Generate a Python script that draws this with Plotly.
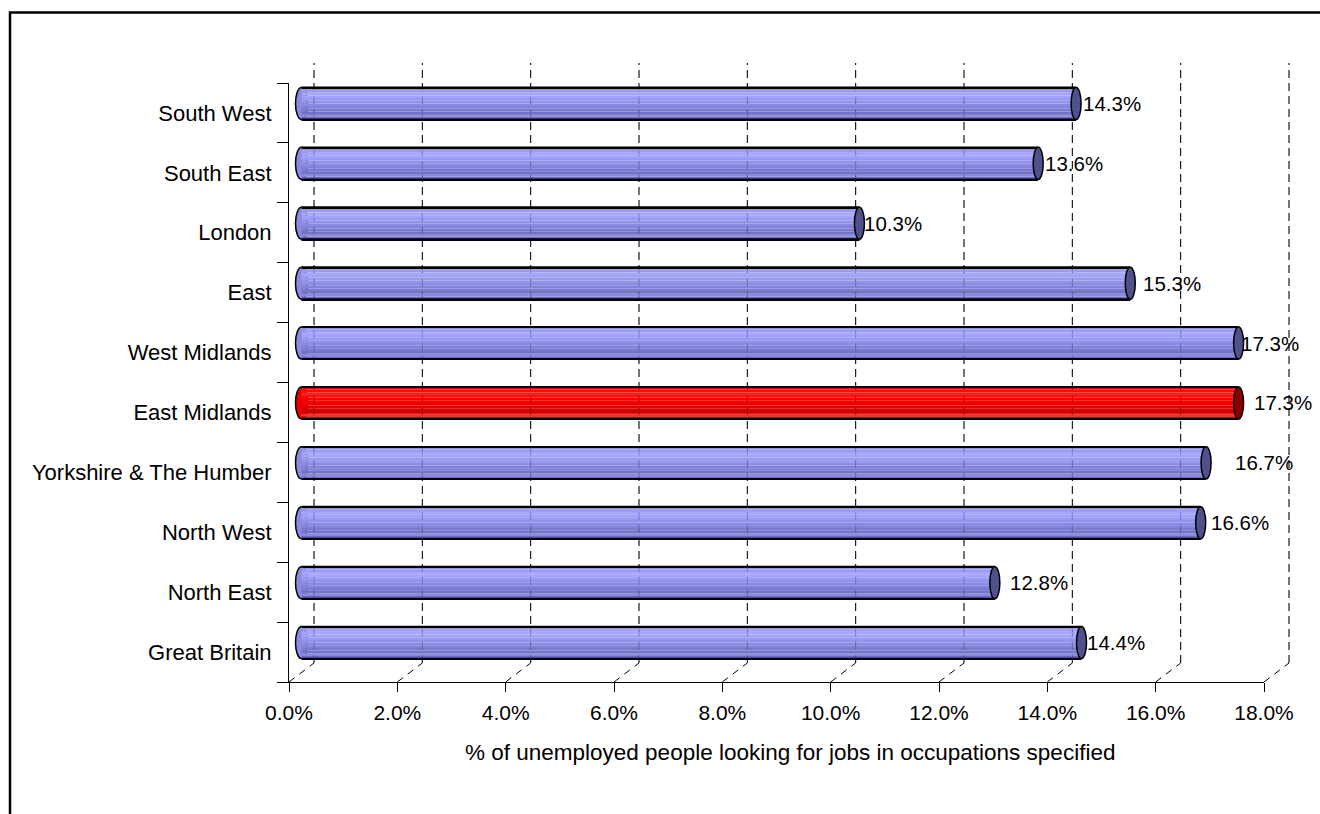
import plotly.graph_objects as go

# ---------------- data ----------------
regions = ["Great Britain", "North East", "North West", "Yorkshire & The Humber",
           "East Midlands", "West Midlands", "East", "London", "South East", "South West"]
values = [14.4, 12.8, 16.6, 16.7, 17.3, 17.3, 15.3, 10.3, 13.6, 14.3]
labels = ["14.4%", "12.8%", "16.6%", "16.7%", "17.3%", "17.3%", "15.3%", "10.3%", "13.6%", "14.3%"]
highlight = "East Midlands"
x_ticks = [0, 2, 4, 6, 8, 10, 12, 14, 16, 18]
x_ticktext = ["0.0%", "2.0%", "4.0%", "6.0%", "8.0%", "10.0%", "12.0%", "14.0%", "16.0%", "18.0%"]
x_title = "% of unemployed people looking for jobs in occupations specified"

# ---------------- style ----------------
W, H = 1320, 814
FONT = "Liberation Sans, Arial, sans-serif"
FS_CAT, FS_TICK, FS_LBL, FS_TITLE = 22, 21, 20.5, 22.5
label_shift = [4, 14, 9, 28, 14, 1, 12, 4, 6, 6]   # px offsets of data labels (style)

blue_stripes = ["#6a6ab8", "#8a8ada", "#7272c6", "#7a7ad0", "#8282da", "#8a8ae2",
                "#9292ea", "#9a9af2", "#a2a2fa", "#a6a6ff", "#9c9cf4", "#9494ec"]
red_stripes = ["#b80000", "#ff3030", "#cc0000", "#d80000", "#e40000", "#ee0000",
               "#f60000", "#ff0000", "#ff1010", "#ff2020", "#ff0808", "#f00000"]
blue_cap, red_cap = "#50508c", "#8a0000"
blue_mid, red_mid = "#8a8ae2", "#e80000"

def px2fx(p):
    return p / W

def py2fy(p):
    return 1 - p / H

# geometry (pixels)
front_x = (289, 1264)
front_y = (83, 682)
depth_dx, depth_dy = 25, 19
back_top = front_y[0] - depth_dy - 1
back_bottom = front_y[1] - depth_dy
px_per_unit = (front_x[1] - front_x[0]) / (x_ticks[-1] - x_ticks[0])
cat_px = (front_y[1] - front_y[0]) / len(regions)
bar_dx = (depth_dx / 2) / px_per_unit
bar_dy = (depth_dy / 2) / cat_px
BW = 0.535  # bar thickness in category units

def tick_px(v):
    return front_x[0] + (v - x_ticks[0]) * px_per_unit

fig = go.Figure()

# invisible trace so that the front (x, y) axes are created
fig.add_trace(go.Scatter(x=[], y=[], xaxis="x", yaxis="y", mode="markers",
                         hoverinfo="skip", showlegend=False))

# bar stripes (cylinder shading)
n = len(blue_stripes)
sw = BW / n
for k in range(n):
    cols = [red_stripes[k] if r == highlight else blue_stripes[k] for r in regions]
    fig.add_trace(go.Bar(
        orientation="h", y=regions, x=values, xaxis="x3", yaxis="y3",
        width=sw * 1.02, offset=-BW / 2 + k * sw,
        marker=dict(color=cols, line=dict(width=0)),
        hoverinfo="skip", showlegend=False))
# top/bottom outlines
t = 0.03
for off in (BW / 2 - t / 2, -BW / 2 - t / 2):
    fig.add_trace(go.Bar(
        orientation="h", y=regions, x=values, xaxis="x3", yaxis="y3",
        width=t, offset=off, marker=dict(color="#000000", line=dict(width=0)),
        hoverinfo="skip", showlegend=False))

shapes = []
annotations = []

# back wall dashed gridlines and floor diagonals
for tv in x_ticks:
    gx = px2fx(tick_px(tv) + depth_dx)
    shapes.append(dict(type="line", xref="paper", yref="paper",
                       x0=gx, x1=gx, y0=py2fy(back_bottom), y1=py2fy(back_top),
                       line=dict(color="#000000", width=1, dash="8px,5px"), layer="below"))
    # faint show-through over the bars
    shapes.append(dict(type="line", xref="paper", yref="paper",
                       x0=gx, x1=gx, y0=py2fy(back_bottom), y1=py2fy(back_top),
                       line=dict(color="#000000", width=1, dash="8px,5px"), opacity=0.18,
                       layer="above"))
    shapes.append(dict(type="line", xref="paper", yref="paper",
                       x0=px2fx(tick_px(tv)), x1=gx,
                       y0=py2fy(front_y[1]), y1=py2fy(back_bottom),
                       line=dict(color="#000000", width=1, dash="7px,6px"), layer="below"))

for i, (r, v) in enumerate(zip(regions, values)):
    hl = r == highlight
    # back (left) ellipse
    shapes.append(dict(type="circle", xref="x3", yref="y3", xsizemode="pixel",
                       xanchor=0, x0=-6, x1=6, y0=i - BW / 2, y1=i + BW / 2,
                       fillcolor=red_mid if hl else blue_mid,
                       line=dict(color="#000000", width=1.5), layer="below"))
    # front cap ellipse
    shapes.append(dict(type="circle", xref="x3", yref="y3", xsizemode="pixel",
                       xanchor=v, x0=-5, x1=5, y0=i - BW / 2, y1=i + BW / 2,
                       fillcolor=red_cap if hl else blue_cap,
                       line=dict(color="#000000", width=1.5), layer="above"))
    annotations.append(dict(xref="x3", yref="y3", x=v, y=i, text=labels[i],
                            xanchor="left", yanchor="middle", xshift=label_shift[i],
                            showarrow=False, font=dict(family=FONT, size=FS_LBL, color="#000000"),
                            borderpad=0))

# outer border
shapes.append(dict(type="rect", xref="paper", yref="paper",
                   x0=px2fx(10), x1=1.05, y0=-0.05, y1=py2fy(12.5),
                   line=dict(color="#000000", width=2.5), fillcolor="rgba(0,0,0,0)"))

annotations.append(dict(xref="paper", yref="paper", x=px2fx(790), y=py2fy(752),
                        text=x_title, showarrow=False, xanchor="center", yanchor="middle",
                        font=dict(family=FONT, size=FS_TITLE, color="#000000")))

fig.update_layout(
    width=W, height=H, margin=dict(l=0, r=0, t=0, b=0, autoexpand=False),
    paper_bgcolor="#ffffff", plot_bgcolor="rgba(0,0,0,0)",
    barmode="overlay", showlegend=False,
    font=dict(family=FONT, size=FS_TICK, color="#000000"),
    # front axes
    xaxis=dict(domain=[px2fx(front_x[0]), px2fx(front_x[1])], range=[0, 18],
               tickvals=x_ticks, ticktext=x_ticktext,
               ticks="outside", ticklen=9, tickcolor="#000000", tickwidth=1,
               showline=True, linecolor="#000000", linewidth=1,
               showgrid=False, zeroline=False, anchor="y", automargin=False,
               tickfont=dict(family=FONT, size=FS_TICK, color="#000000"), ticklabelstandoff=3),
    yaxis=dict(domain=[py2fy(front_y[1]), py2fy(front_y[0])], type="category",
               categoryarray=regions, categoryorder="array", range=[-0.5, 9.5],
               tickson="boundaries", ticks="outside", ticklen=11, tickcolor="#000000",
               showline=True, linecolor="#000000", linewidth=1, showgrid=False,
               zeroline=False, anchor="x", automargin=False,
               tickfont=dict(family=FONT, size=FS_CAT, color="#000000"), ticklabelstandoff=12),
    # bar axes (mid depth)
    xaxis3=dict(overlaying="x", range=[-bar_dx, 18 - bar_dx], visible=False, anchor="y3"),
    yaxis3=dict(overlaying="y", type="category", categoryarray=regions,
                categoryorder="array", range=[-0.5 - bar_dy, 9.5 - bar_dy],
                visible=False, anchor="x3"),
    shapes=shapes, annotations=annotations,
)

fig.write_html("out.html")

----

## Your goal
Give back exactly the lines from the first line of the data through the line with "data labels (style)", pictures excluded.

## Completed task
Generate a Python script that draws this with Plotly.
import plotly.graph_objects as go

# ---------------- data ----------------
regions = ["Great Britain", "North East", "North West", "Yorkshire & The Humber",
           "East Midlands", "West Midlands", "East", "London", "South East", "South West"]
values = [14.4, 12.8, 16.6, 16.7, 17.3, 17.3, 15.3, 10.3, 13.6, 14.3]
labels = ["14.4%", "12.8%", "16.6%", "16.7%", "17.3%", "17.3%", "15.3%", "10.3%", "13.6%", "14.3%"]
highlight = "East Midlands"
x_ticks = [0, 2, 4, 6, 8, 10, 12, 14, 16, 18]
x_ticktext = ["0.0%", "2.0%", "4.0%", "6.0%", "8.0%", "10.0%", "12.0%", "14.0%", "16.0%", "18.0%"]
x_title = "% of unemployed people looking for jobs in occupations specified"

# ---------------- style ----------------
W, H = 1320, 814
FONT = "Liberation Sans, Arial, sans-serif"
FS_CAT, FS_TICK, FS_LBL, FS_TITLE = 22, 21, 20.5, 22.5
label_shift = [4, 14, 9, 28, 14, 1, 12, 4, 6, 6]   # px offsets of data labels (style)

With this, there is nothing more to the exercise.